Is Harvard University really a "community" that requires ideological conformity? The First Baptist Church of Peoria is such a community, with a common conception of God and how best to worship Him. Possibly Bob Jones University is such a community. But no great university can retain its greatness if it attempts to enforce the equivalent of a religious creed on its members. What really holds the members of the Harvard "community" together is much more limited: It is - or at least it used to be - a common commitment to pursue the truth through disciplined scholarship, and a faith that freedom of inquiry is the best means to arrive at the truth. The "provocative" remarks made by Summers are entirely consistent with that older community norm - but not, of course, with the new creed now ascendant among the faculty.


EATING THEIR CAKE AND HAVING IT TOO

An unintentionally ironic postscript to this whole sorry affair was provided by the reliably liberal Boston Globe, which had broken the initial story and done its best to keep it alive. Three days after the March 15 meeting, the paper published an op-ed by a female "management consultant" who argued that American business was "too blue" - i.e., too masculine - and needed more "pink," with feminine perspectives at the top. The author referred to the research of a Cambridge University scientist who had distinguished "systematizing skills (that is analytical skills and the ability to manipulate abstractions and models mentally)" from "empathizing skills (the ability to understand and relate to other people's emotions)." The former was a trait of "the male brain" and the latter of the female brain. This, of course, sounds like a cruder version of the hypothesis that got Larry Summers in trouble. If you believe it, you might logically conclude that departments of physics are correct in placing a heavy premium on the former and zero on the latter. If this argument had any merit, we might expect to find more female professors of English than of physics, just as Summers suggested.

But the piece was framed as an argument for hiring more female executives, and thus illustrates one of the most remarkable traits of contemporary feminism: its breath-taking ability to work both sides of the street, insisting that males and females are identical in every important way when the assertion serves their immediate end, and then switching without pause to the opposite view that women are fundamentally different from men when that serves the same end better. Larry Summers will very likely keep his job, bloodied and very much bowed.

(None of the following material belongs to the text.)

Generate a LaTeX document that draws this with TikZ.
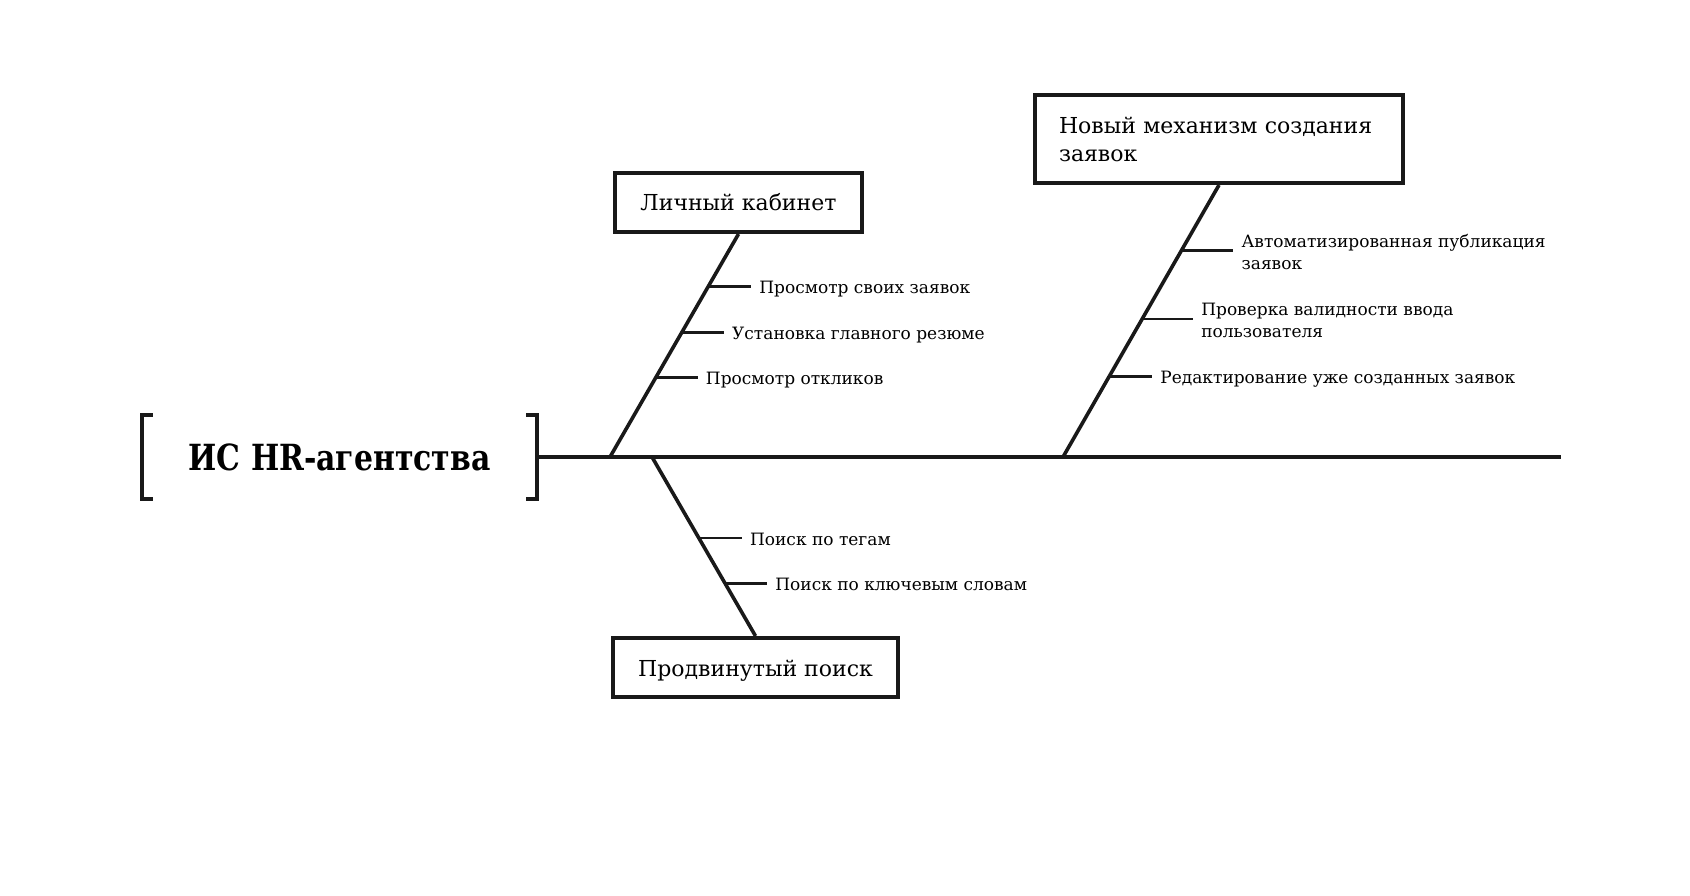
\documentclass[tikz,border=0pt]{standalone}
\usepackage{fontspec}
\setmainfont{DejaVu Serif}
\newfontfamily\headfont{DejaVu Serif Bold}[FakeStretch=0.83]
\usetikzlibrary{positioning}
\colorlet{ink}{black!90}

\begin{document}
\begin{tikzpicture}[x=1pt,y=-1pt,
  bone/.style={draw=ink,line width=3.6pt},
  twig/.style={draw=ink,line width=2.8pt},
  catbox/.style={draw=ink,line width=4pt,fill=white,inner sep=0pt,
    font=\fontsize{22}{28}\selectfont},
  item/.style={inner sep=0pt,align=left,anchor=base west,
    font=\fontsize{17}{22}\selectfont},
  oneline/.style={item,xshift=8pt,yshift=-7pt},
  twoline/.style={item,xshift=8pt,yshift=-18.5pt}]

\useasboundingbox (0,0) rectangle (1690,896);

% head and spine
\node[minimum width=395pt,minimum height=84pt,inner sep=0pt,
  font=\headfont\fontsize{36}{40}\selectfont] (hd) at (339.5,457) {ИС HR-агентства};
\draw[ink,line width=4pt] ([xshift=11pt]hd.north west) -| (hd.south west) -- ++(11,0);
\draw[ink,line width=4pt] ([xshift=-11pt]hd.north east) -| (hd.south east) -- ++(-11,0);
\coordinate (tail) at (1561,457);
\draw[bone,line width=4pt] (hd.east) -- (tail);

% categories
\node[catbox,minimum width=247pt,minimum height=59pt] (lk) at (738.5,202.5) {Личный кабинет};
\node[catbox,minimum height=88pt,text width=320pt,inner xsep=24pt,align=left] (nm) at (1219,139) {Новый механизм создания\\заявок};
\node[catbox,minimum width=285pt,minimum height=59pt,text height=17pt,text depth=0pt] (ps) at (755.5,667.5) {Продвинутый поиск};

% bones
\coordinate (b1) at (610,457);
\coordinate (b2) at (1063,457);
\coordinate (b3) at (652,457);
\draw[bone] (b1) -- (lk.south);
\draw[bone] (b2) -- (nm.south);
\draw[bone] (b3) -- (ps.north);

% Личный кабинет
\path (b1) -- (lk.south) coordinate[pos=0.764] (t11) coordinate[pos=0.56] (t12) coordinate[pos=0.356] (t13);
\node[right=43pt of t11,oneline] (i11) {Просмотр своих заявок};
\node[right=42pt of t12,oneline] (i12) {Установка главного резюме};
\node[right=42pt of t13,oneline] (i13) {Просмотр откликов};
\draw[twig] (t11) -- ([xshift=-8pt]i11.west |- t11);
\draw[twig] (t12) -- ([xshift=-8pt]i12.west |- t12);
\draw[twig] (t13) -- ([xshift=-8pt]i13.west |- t13);

% Новый механизм
\path (b2) -- (nm.south) coordinate[pos=0.759] (t21) coordinate[pos=0.507] (t22) coordinate[pos=0.296] (t23);
\node[right=52pt of t21,twoline] (i21) {Автоматизированная публикация\\заявок};
\node[right=51pt of t22,twoline] (i22) {Проверка валидности ввода\\пользователя};
\node[right=43pt of t23,oneline] (i23) {Редактирование уже созданных заявок};
\draw[twig] (t21) -- ([xshift=-8pt]i21.west |- t21);
\draw[twig] (t22) -- ([xshift=-8pt]i22.west |- t22);
\draw[twig] (t23) -- ([xshift=-8pt]i23.west |- t23);

% Продвинутый поиск
\path (b3) -- (ps.north) coordinate[pos=0.453] (t31) coordinate[pos=0.707] (t32);
\node[right=43pt of t31,oneline] (i31) {Поиск по тегам};
\node[right=42pt of t32,oneline] (i32) {Поиск по ключевым словам};
\draw[twig] (t31) -- ([xshift=-8pt]i31.west |- t31);
\draw[twig] (t32) -- ([xshift=-8pt]i32.west |- t32);

\end{tikzpicture}
\end{document}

He was not elected by the faculty but by the Harvard Corporation, which has shown no sign that it thinks his ability to lead the massive development of an enlarged campus and to raise the required money has been damaged beyond repair. But the university's ability to raise megabucks from its alumni may indeed suffer, if the feminists conduct a successful campaign to persuade donors to boycott the school until Summers is replaced. Some might hold out until Harvard picks its first female president. Certainly Summers's ability to insist that female candidates recommended for permanent appointments at Harvard meet the same high standards applied to men has been diminished. And if he was named president because he was thought to be a tough guy who could push through some ambitious plans, one wonders whether the kinder, gentler Larry can play that role.

In any event, this episode is sad news for defenders of academic freedom and meritocracy at Harvard and elsewhere in the land. It is astonishing that it could have happened at a great university whose motto is Veritas.

Mr. Thernstrom is the Winthrop professor of history at Harvard. His books include two with his wife, Abigail, the more recent of which is No Excuses: Closing the Racial Gap in Learning.